This book has a strong emphasis on practice, but it is not only about practice. Donnison continues:
Narrowly defined, social administration is the study of the development, structure and practices of the social services. Broadly defined, it is an attempt to apply the social sciences 
 to the analysis and solution of a changing range of social problems. It must be taught in both these senses if it is to be of any value.3
The watershed in the development of social policy was an essay by Richard Titmuss, written in 1955, on the ‘Social Division of Welfare’.4 Titmuss argued that it was impossible to understand the effects of welfare policies in isolation from the rest of society; there were many other channels through which ‘welfare’ was delivered. The theme was picked up, for example, by Hilary Rose in an essay on the ‘Sexual Division of Welfare’, in which she argued that it was not possible to understand the impact of policy on women without putting this into its social context.5 The present-day focus on social policy rather than social administration reflects a general trend for people working in the field to be less interested in the details of how services are run, and more in the broader sweep of policy and politics.
Although the practical issues the subject used to be mainly focused on are not always treated as central to the field, they haven’t gone away.
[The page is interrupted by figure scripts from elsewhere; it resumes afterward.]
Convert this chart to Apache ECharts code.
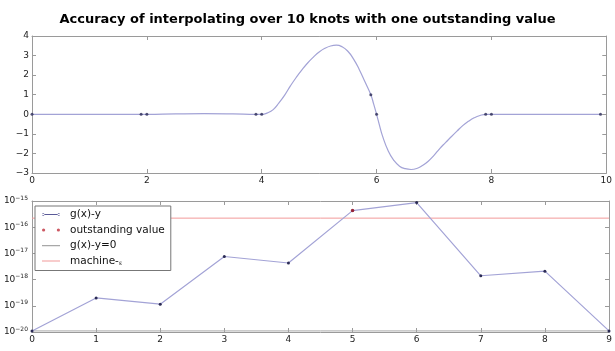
<!DOCTYPE html>
<html>
<head>
<meta charset="utf-8">
<script src="https://cdn.jsdelivr.net/npm/echarts@6/dist/echarts.min.js"></script>
<style>
  html, body { margin: 0; padding: 0; background: #fff; }
  #chart { width: 615px; height: 351px; }
</style>
</head>
<body>
<div id="chart"></div>
<script>
// ---- Data ----
const titleText = 'Accuracy of interpolating over 10 knots with one outstanding value';

// Top panel: interpolating curve
const curveX = [0, 1, 1.9, 2, 2.5, 3, 3.5, 3.9, 4, 4.1, 4.2, 4.3, 4.4, 4.5, 4.6, 4.7, 4.8, 4.9, 5.0, 5.1, 5.2, 5.3, 5.4, 5.5, 5.6, 5.7, 5.8, 5.9, 5.95, 6.0, 6.05, 6.1, 6.2, 6.3, 6.4, 6.5, 6.6, 6.7, 6.8, 6.9, 7.0, 7.1, 7.2, 7.3, 7.4, 7.5, 7.6, 7.7, 7.8, 7.9, 8, 9, 9.9];
const curveY = [0, 0, 0, 0, 0.02, 0.03, 0.02, 0, 0, 0.07, 0.24, 0.58, 0.98, 1.45, 1.88, 2.27, 2.62, 2.92, 3.18, 3.37, 3.49, 3.53, 3.45, 3.22, 2.82, 2.28, 1.65, 1.0, 0.52, 0, -0.55, -1.08, -1.85, -2.35, -2.65, -2.78, -2.82, -2.77, -2.62, -2.4, -2.1, -1.75, -1.45, -1.15, -0.86, -0.58, -0.36, -0.18, -0.06, 0, 0, 0, 0];

// Top panel: knots
const knotX = [0, 1.9, 2, 3.9, 4, 5.9, 6, 7.9, 8, 9.9];
const knotY = [0, 0, 0, 0, 0, 1, 0, 0, 0, 0];

// Bottom panel: |g(x)-y| at knot indices
const errIndex = [0, 1, 2, 3, 4, 5, 6, 7, 8, 9];
const errValue = [1.1e-20, 2.0e-19, 1.15e-19, 7.6e-18, 4.3e-18, 4.3e-16, 8.7e-16, 1.4e-18, 2.1e-18, 1.1e-20];
const outstandingIndex = [5];
const zeroLineValue = 1.1e-20;
const machineEps = 2.22e-16;

// Tick settings
const topXTicks = { min: 0, max: 10, interval: 2 };
const topYTicks = { min: -3, max: 4, interval: 1 };
const botXTicks = { min: 0, max: 9, interval: 1 };
const botYTicks = { min: 1e-20, max: 1e-15 };

// ---- Chart ----
const FONT = 'DejaVu Sans';
const LINE_C = '#a3a3d6';
const DOT_C = '#2b2b55';
const AXIS_C = '#9a9a9a';

const chart = echarts.init(document.getElementById('chart'), null, { renderer: 'canvas' });

const grids = [
  { left: 32, right: 6, top: 36, height: 137 },
  { left: 32, right: 6, top: 201, height: 131 }
];

function minusFmt(v) { return String(v).replace('-', '\u2212'); }

function baseX(gi, t, pos, show) {
  return {
    type: 'value', gridIndex: gi, position: pos,
    min: t.min, max: t.max, interval: t.interval,
    axisLine: { show: true, onZero: false, lineStyle: { color: AXIS_C, width: 1 } },
    axisTick: { show: true, inside: true, length: 4, lineStyle: { color: AXIS_C } },
    axisLabel: { show: show, fontFamily: FONT, fontSize: 9, color: '#222', margin: 3 },
    splitLine: { show: false }
  };
}

const logLabel = {
  fontFamily: FONT, fontSize: 9, color: '#222', margin: 4,
  formatter: v => '{b|10}{s|' + minusFmt(Math.round(Math.log10(v))) + '}',
  rich: {
    b: { fontFamily: FONT, fontSize: 9, color: '#222' },
    s: { fontFamily: FONT, fontSize: 6, color: '#222', verticalAlign: 'top', padding: [0, 0, 6, 0] }
  }
};

const xAxes = [
  baseX(0, topXTicks, 'bottom', true),
  baseX(0, topXTicks, 'top', false),
  baseX(1, botXTicks, 'bottom', true),
  baseX(1, botXTicks, 'top', false)
];

function topY(pos, show) {
  const a = baseX(0, topYTicks, pos, show);
  a.axisLabel.formatter = minusFmt;
  return a;
}
function botY(pos, show) {
  return {
    type: 'log', logBase: 10, gridIndex: 1, position: pos,
    min: botYTicks.min, max: botYTicks.max,
    axisLine: { show: true, onZero: false, lineStyle: { color: AXIS_C, width: 1 } },
    axisTick: { show: true, inside: true, length: 4, lineStyle: { color: AXIS_C } },
    minorTick: { show: false },
    axisLabel: Object.assign({ show: show }, logLabel),
    splitLine: { show: false }
  };
}
const yAxes = [topY('left', true), topY('right', false), botY('left', true), botY('right', false)];

const curveData = curveX.map((x, i) => [x, curveY[i]]);
const knotData = knotX.map((x, i) => [x, knotY[i]]);
const errData = errIndex.map((x, i) => [x, errValue[i]]);
const outData = outstandingIndex.map(i => [errIndex[i], errValue[i]]);
const zeroData = [[botXTicks.min, zeroLineValue], [botXTicks.max, zeroLineValue]];
const epsData = [[botXTicks.min, machineEps], [botXTicks.max, machineEps]];

const option = {
  animation: false,
  backgroundColor: '#fff',
  title: {
    text: titleText, left: 'center', top: 8,
    textStyle: { fontFamily: FONT, fontSize: 13, fontWeight: 'bold', color: '#000' }
  },
  grid: grids,
  xAxis: xAxes,
  yAxis: yAxes,
  legend: {
    orient: 'vertical', left: 35, top: 206,
    itemWidth: 18, itemHeight: 4, itemGap: 4.5,
    symbolKeepAspect: true,
    backgroundColor: '#fff', borderColor: '#777', borderWidth: 1, borderRadius: 0,
    padding: [3, 6, 4, 7],
    textStyle: {
      fontFamily: FONT, fontSize: 10.5, color: '#111', padding: [0, 0, 0, 5],
      rich: { e: { fontFamily: FONT, fontSize: 6, color: '#111', verticalAlign: 'bottom' } }
    },
    formatter: n => n === 'machine-ε' ? 'machine-{e|ε}' : n,
    data: [
      { name: 'g(x)-y', icon: 'path://M0,2a1.2,1.2 0 1,0 2.4,0a1.2,1.2 0 1,0 -2.4,0z M15.6,2a1.2,1.2 0 1,0 2.4,0a1.2,1.2 0 1,0 -2.4,0z M0,1.6h18v0.8h-18z M0,0h0.01v4h-0.01z', itemStyle: { color: '#5a5a98' } },
      { name: 'outstanding value', icon: 'path://M0,2a1.6,1.6 0 1,0 3.2,0a1.6,1.6 0 1,0 -3.2,0z M14.8,2a1.6,1.6 0 1,0 3.2,0a1.6,1.6 0 1,0 -3.2,0z M0,0h0.01v4h-0.01z', itemStyle: { color: '#c0303c' } },
      { name: 'g(x)-y=0', icon: 'path://M0,1.5h18v1.2h-18z M0,0h0.01v4h-0.01z', itemStyle: { color: '#a8a8a8' } },
      { name: 'machine-ε', icon: 'path://M0,1.5h18v1h-18z M0,0h0.01v4h-0.01z', itemStyle: { color: '#f29a9a' } }
    ]
  },
  series: [
    {
      name: 'curve', type: 'line', xAxisIndex: 0, yAxisIndex: 0,
      data: curveData, smooth: 0.5, showSymbol: false,
      lineStyle: { color: LINE_C, width: 1.2 }, itemStyle: { color: LINE_C }, z: 2
    },
    {
      name: 'knots', type: 'scatter', xAxisIndex: 0, yAxisIndex: 0,
      data: knotData, symbol: 'circle', symbolSize: 3,
      itemStyle: { color: DOT_C }, z: 3
    },
    {
      name: 'machine-ε', type: 'line', xAxisIndex: 2, yAxisIndex: 2,
      data: epsData, showSymbol: false,
      lineStyle: { color: '#f29a9a', width: 1 }, itemStyle: { color: '#f29a9a' }, z: 2
    },
    {
      name: 'g(x)-y=0', type: 'line', xAxisIndex: 2, yAxisIndex: 2,
      data: zeroData, showSymbol: false,
      lineStyle: { color: '#a8a8a8', width: 1 }, itemStyle: { color: '#a8a8a8' }, z: 2
    },
    {
      name: 'g(x)-y', type: 'line', xAxisIndex: 2, yAxisIndex: 2,
      data: errData, symbol: 'circle', symbolSize: 3, showSymbol: true,
      lineStyle: { color: LINE_C, width: 1.2 }, itemStyle: { color: DOT_C }, z: 3
    },
    {
      name: 'outstanding value', type: 'scatter', xAxisIndex: 2, yAxisIndex: 2,
      data: outData, symbol: 'circle', symbolSize: 3.5,
      itemStyle: { color: '#b02030' }, z: 4
    }
  ]
};

chart.setOption(option);
</script>
</body>
</html>
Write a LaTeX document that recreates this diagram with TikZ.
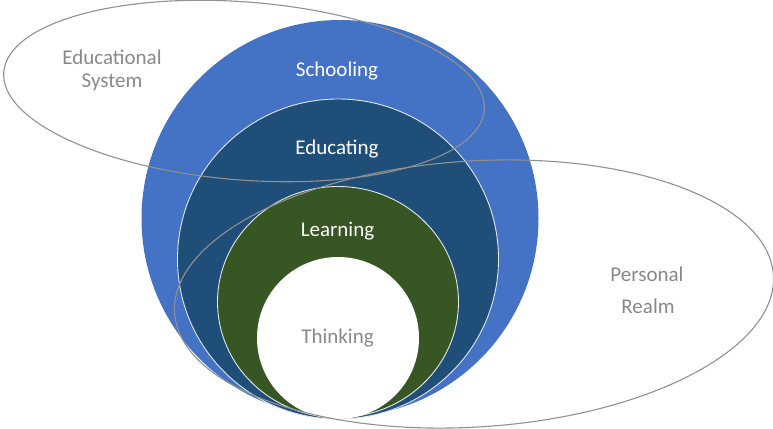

On the contrary, they have developed very substantially. Issues like strategic planning, governance, partnership working and user participation have become part of the language of everyday practice in central and local government. There is a new administrative language, covering topics like needs assessment, performance indicators, targets and audit. Beyond that, we’ve seen the growth of a range of relatively new concepts – issues like empowerment, voice and quasi-markets. There are a range of new techniques and skills, obviously including changes in computer technology, but including focus groups, interactive approaches to consultation, and participative research. At a time when many people working in social policy had lost interest in social administration, the field has been growing, developing and changing.
What does social policy study?
Social policy and administration is about problems as well as policy; about ends as well as means. Titmuss suggested that the major fields of research and teaching were:
1.The analysis and description of policy formulation and its consequences, intended and unintended.
2.The study of structure, function, organisation, planning and administrative processes of institutions and agencies, historical and comparative.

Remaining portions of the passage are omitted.